When they found out I didn’t speak in tongues, I was kind of surrounded and coached for an hour or more by a number of people and told how I needed to open up to the gift of tongues from the Holy Spirit. They kept at it until I finally started speaking in tongues, too. The only problem was that I was faking it out of peer pressure. :o I probably sounded like Fred Flintstone with all the “Yabba dabbas” I could mutter.

I didn’t want to be the only one who wasn’t open to the movement of the Holy Ghost when everyone else was doing it. I was confused and thought you had to do that in order to enter into a deeper relationship with Christ.

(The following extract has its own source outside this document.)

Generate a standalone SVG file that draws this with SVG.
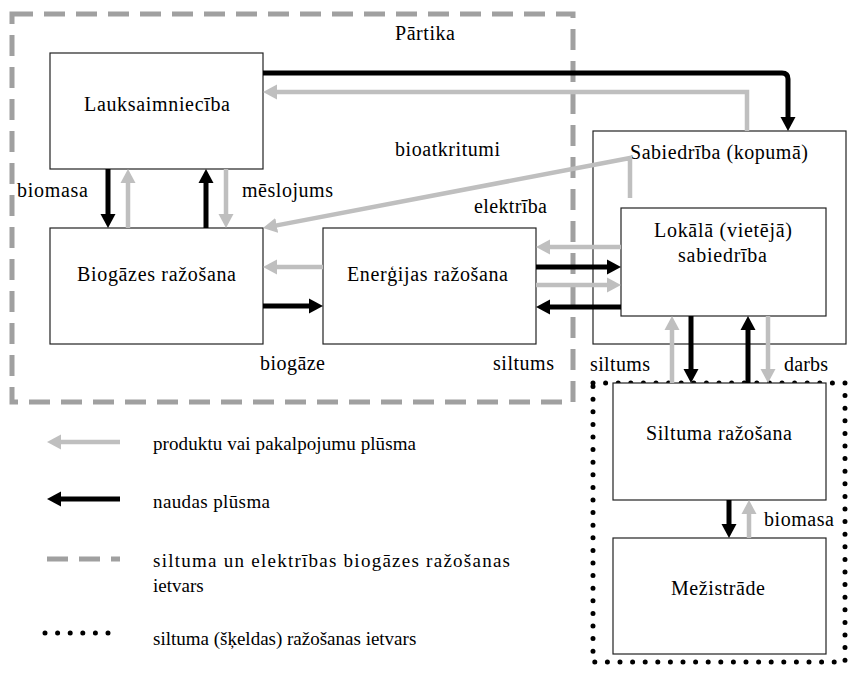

I’m sure the people there who surrounded me meant well, but when I went to bed that night I felt like a horrible hypocrite and a fraud.

I learned a valuable lesson from that experience. From that point on, I decided to always be honest and never do anything out of peer pressure, even if it disappointed another Christian. It’s better to be an authentic “me” than be a fake version of what someone else wants me to be. I’ve lived by that motto ever since.

Note: I am not bashing Christians who speak in tongues, by the way. I respect it, I’ve just never done it.

^^ Ever read Jeff Cavins’ life story? :slight_smile:

Yes. For several years after I realized that I no longer believed in Jesus’s divinity or that the bible was a true representation of our creator, I continued to allow people to believe I was a christian.

I’m not sure why. For a while I may have been embarassed, or maybe I just didn’t want to have to explain myself and create a debate. I even remember checking the “christian” box on a census form when it wasn’t true anymore. :shrug:

I’m not ashamed anymore though.

No. Never did lie about it. Hypothetically, if I need to lie at some point, it means I have to start finding a new religion. But that is not going to be, the thought never comes to mind. In any case, why lie? What does it hope to achieve? Salvation of the souls is not like politic, where sometimes one has to win by all means, it is not forced and by lying our way through.

I’ve never lied about my Faith… I know in some countries however where my Faith is illegal or punishable as in Iran I might be hard pressed to say I was Baha’i… but we are forbidden to lie about our religion.

Taqiyya… was a practise developed in Shiah Islam because so many of the early followers were persecuted and executed during the Umayyid Caliphate. Baha’u’llah has abrogated that practise for His followers.

Not sure who that was meant for, Peter J.

In case it was me, no I didn’t know who Jeff Cavins was, but I just looked him up and am listening to a Journey Home with him now. Very interesting.Thanks for mentioning him.

youtube.com/watch?v=yM2XB2EB628

It must have been from years ago because they mentioned Pope John Paul II was still pope.

Sorry, yes. (I use the “^^” to mean “what’s immediately above”.)

I can’t cut-and-paste it, but the relevant part is here if you scroll down several pages to “I finally find Jesus”. (Probably a bit anti-climatic at this point. :blush: :))

I’ve never lied about my faith. Actually, as soon as they see my cross, medal, and bronze Mary and Jesus Child hanging on my neck, they will know it.

My situation is similar to this. There were times when I wasn’t sure what I believed, or I was in a process of change/conversion and I didn’t exactly know what to say.

If you are technically in a particular church/denomination but going through internal turmoil sometimes it’s easier (given a particular conversation) to just say X or Y rather than “it’s complicated” and get into the whole stew of it.

I was never ashamed of my faith, or lied to try to cover it up, but there have definitely been times I wasn’t sure what to say, how to explain it, etc. Those were when I was younger and things were still in flux inside me.

When I was a child, I was in a Catholic family, in a Catholic school, in a Catholic community, but believed all these other things inside. There was no words or context for them.

But even then there were times I felt “wrong” about saying I was Catholic…but there was a sense of “what else could I possibly be?” Catholicism was all I knew. But I felt disingenuous.